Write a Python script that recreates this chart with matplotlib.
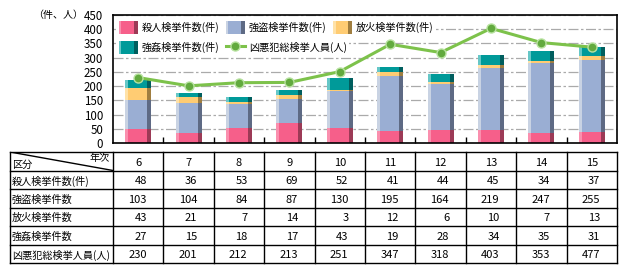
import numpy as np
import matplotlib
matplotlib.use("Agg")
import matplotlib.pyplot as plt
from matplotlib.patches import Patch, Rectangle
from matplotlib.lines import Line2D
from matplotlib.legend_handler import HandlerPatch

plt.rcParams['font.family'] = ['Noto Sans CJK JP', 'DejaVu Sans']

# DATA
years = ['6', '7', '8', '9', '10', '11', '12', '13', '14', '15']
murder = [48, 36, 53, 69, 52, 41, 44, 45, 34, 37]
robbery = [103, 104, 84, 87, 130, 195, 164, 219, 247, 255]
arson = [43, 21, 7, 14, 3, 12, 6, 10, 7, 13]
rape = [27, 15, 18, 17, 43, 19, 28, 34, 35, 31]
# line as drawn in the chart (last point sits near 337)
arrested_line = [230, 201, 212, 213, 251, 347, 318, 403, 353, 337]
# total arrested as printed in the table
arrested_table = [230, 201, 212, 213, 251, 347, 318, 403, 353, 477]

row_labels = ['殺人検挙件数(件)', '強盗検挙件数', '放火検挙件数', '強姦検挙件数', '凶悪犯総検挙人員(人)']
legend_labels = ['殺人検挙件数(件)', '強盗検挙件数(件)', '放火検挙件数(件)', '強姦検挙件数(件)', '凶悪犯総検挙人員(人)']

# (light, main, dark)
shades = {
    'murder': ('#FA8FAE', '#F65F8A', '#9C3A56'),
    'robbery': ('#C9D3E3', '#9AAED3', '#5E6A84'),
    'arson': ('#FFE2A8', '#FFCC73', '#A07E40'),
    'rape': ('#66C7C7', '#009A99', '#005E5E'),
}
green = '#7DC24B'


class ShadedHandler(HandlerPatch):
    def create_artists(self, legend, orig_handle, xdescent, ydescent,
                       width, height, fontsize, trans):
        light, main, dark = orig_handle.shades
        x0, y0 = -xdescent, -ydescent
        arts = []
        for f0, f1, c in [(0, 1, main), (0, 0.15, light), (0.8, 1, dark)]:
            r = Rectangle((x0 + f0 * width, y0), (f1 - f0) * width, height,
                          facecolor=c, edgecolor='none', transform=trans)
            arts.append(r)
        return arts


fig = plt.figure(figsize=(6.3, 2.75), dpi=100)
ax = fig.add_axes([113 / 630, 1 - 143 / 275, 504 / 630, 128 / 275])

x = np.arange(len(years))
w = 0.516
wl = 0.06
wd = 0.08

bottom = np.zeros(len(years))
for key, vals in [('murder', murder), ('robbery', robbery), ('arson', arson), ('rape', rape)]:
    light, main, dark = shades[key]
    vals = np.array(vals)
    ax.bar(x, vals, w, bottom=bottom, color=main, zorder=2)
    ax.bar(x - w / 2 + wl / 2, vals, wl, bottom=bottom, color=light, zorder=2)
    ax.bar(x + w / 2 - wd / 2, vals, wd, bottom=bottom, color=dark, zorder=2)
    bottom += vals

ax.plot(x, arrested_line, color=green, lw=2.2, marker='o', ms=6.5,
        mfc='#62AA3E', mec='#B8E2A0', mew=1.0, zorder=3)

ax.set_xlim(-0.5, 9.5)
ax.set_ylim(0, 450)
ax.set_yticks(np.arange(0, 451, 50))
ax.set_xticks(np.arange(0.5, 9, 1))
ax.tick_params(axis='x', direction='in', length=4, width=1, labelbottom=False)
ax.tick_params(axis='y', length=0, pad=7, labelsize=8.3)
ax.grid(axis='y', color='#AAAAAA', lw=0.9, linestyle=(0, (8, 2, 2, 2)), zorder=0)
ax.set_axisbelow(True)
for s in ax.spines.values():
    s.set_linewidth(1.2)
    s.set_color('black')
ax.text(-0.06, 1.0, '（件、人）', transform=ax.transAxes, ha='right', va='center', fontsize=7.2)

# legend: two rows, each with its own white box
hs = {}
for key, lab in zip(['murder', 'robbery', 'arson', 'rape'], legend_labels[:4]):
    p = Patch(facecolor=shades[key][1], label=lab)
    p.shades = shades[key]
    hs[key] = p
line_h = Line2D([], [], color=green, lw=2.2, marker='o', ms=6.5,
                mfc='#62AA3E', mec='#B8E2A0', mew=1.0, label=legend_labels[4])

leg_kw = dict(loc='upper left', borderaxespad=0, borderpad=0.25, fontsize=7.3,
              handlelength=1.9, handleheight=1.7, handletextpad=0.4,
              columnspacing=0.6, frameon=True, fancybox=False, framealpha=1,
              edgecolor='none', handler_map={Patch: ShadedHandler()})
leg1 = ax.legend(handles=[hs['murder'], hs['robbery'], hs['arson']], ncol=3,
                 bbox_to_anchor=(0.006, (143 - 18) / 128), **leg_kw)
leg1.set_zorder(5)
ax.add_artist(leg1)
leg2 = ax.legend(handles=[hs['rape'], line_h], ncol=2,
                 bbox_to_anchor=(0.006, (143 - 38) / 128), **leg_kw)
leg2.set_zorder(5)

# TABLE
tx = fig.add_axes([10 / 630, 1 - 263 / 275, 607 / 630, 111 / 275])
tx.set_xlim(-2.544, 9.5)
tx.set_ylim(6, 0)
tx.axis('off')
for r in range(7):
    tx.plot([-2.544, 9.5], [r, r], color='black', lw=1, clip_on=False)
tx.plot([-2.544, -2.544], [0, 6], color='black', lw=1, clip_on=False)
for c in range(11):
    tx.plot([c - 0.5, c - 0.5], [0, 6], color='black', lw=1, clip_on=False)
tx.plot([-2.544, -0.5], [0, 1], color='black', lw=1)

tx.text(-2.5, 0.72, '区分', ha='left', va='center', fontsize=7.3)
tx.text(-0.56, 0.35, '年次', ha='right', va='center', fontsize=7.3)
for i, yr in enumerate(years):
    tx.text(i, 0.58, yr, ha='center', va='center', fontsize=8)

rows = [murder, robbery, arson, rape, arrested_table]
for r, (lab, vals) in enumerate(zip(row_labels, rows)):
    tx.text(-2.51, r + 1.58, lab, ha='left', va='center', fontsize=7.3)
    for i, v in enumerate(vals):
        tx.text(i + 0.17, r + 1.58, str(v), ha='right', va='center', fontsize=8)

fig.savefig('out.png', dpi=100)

# # # # #

- **OBJECTIVE**
Restate the listing above word for word, and skip the pictures.

- **EXERCISE RESPONSE**
Write a Python script that recreates this chart with matplotlib.
import numpy as np
import matplotlib
matplotlib.use("Agg")
import matplotlib.pyplot as plt
from matplotlib.patches import Patch, Rectangle
from matplotlib.lines import Line2D
from matplotlib.legend_handler import HandlerPatch

plt.rcParams['font.family'] = ['Noto Sans CJK JP', 'DejaVu Sans']

# DATA
years = ['6', '7', '8', '9', '10', '11', '12', '13', '14', '15']
murder = [48, 36, 53, 69, 52, 41, 44, 45, 34, 37]
robbery = [103, 104, 84, 87, 130, 195, 164, 219, 247, 255]
arson = [43, 21, 7, 14, 3, 12, 6, 10, 7, 13]
rape = [27, 15, 18, 17, 43, 19, 28, 34, 35, 31]
# line as drawn in the chart (last point sits near 337)
arrested_line = [230, 201, 212, 213, 251, 347, 318, 403, 353, 337]
# total arrested as printed in the table
arrested_table = [230, 201, 212, 213, 251, 347, 318, 403, 353, 477]

row_labels = ['殺人検挙件数(件)', '強盗検挙件数', '放火検挙件数', '強姦検挙件数', '凶悪犯総検挙人員(人)']
legend_labels = ['殺人検挙件数(件)', '強盗検挙件数(件)', '放火検挙件数(件)', '強姦検挙件数(件)', '凶悪犯総検挙人員(人)']

# (light, main, dark)
shades = {
    'murder': ('#FA8FAE', '#F65F8A', '#9C3A56'),
    'robbery': ('#C9D3E3', '#9AAED3', '#5E6A84'),
    'arson': ('#FFE2A8', '#FFCC73', '#A07E40'),
    'rape': ('#66C7C7', '#009A99', '#005E5E'),
}
green = '#7DC24B'


class ShadedHandler(HandlerPatch):
    def create_artists(self, legend, orig_handle, xdescent, ydescent,
                       width, height, fontsize, trans):
        light, main, dark = orig_handle.shades
        x0, y0 = -xdescent, -ydescent
        arts = []
        for f0, f1, c in [(0, 1, main), (0, 0.15, light), (0.8, 1, dark)]:
            r = Rectangle((x0 + f0 * width, y0), (f1 - f0) * width, height,
                          facecolor=c, edgecolor='none', transform=trans)
            arts.append(r)
        return arts


fig = plt.figure(figsize=(6.3, 2.75), dpi=100)
ax = fig.add_axes([113 / 630, 1 - 143 / 275, 504 / 630, 128 / 275])

x = np.arange(len(years))
w = 0.516
wl = 0.06
wd = 0.08

bottom = np.zeros(len(years))
for key, vals in [('murder', murder), ('robbery', robbery), ('arson', arson), ('rape', rape)]:
    light, main, dark = shades[key]
    vals = np.array(vals)
    ax.bar(x, vals, w, bottom=bottom, color=main, zorder=2)
    ax.bar(x - w / 2 + wl / 2, vals, wl, bottom=bottom, color=light, zorder=2)
    ax.bar(x + w / 2 - wd / 2, vals, wd, bottom=bottom, color=dark, zorder=2)
    bottom += vals

ax.plot(x, arrested_line, color=green, lw=2.2, marker='o', ms=6.5,
        mfc='#62AA3E', mec='#B8E2A0', mew=1.0, zorder=3)

ax.set_xlim(-0.5, 9.5)
ax.set_ylim(0, 450)
ax.set_yticks(np.arange(0, 451, 50))
ax.set_xticks(np.arange(0.5, 9, 1))
ax.tick_params(axis='x', direction='in', length=4, width=1, labelbottom=False)
ax.tick_params(axis='y', length=0, pad=7, labelsize=8.3)
ax.grid(axis='y', color='#AAAAAA', lw=0.9, linestyle=(0, (8, 2, 2, 2)), zorder=0)
ax.set_axisbelow(True)
for s in ax.spines.values():
    s.set_linewidth(1.2)
    s.set_color('black')
ax.text(-0.06, 1.0, '（件、人）', transform=ax.transAxes, ha='right', va='center', fontsize=7.2)

# legend: two rows, each with its own white box
hs = {}
for key, lab in zip(['murder', 'robbery', 'arson', 'rape'], legend_labels[:4]):
    p = Patch(facecolor=shades[key][1], label=lab)
    p.shades = shades[key]
    hs[key] = p
line_h = Line2D([], [], color=green, lw=2.2, marker='o', ms=6.5,
                mfc='#62AA3E', mec='#B8E2A0', mew=1.0, label=legend_labels[4])

leg_kw = dict(loc='upper left', borderaxespad=0, borderpad=0.25, fontsize=7.3,
              handlelength=1.9, handleheight=1.7, handletextpad=0.4,
              columnspacing=0.6, frameon=True, fancybox=False, framealpha=1,
              edgecolor='none', handler_map={Patch: ShadedHandler()})
leg1 = ax.legend(handles=[hs['murder'], hs['robbery'], hs['arson']], ncol=3,
                 bbox_to_anchor=(0.006, (143 - 18) / 128), **leg_kw)
leg1.set_zorder(5)
ax.add_artist(leg1)
leg2 = ax.legend(handles=[hs['rape'], line_h], ncol=2,
                 bbox_to_anchor=(0.006, (143 - 38) / 128), **leg_kw)
leg2.set_zorder(5)

# TABLE
tx = fig.add_axes([10 / 630, 1 - 263 / 275, 607 / 630, 111 / 275])
tx.set_xlim(-2.544, 9.5)
tx.set_ylim(6, 0)
tx.axis('off')
for r in range(7):
    tx.plot([-2.544, 9.5], [r, r], color='black', lw=1, clip_on=False)
tx.plot([-2.544, -2.544], [0, 6], color='black', lw=1, clip_on=False)
for c in range(11):
    tx.plot([c - 0.5, c - 0.5], [0, 6], color='black', lw=1, clip_on=False)
tx.plot([-2.544, -0.5], [0, 1], color='black', lw=1)

tx.text(-2.5, 0.72, '区分', ha='left', va='center', fontsize=7.3)
tx.text(-0.56, 0.35, '年次', ha='right', va='center', fontsize=7.3)
for i, yr in enumerate(years):
    tx.text(i, 0.58, yr, ha='center', va='center', fontsize=8)

rows = [murder, robbery, arson, rape, arrested_table]
for r, (lab, vals) in enumerate(zip(row_labels, rows)):
    tx.text(-2.51, r + 1.58, lab, ha='left', va='center', fontsize=7.3)
    for i, v in enumerate(vals):
        tx.text(i + 0.17, r + 1.58, str(v), ha='right', va='center', fontsize=8)

fig.savefig('out.png', dpi=100)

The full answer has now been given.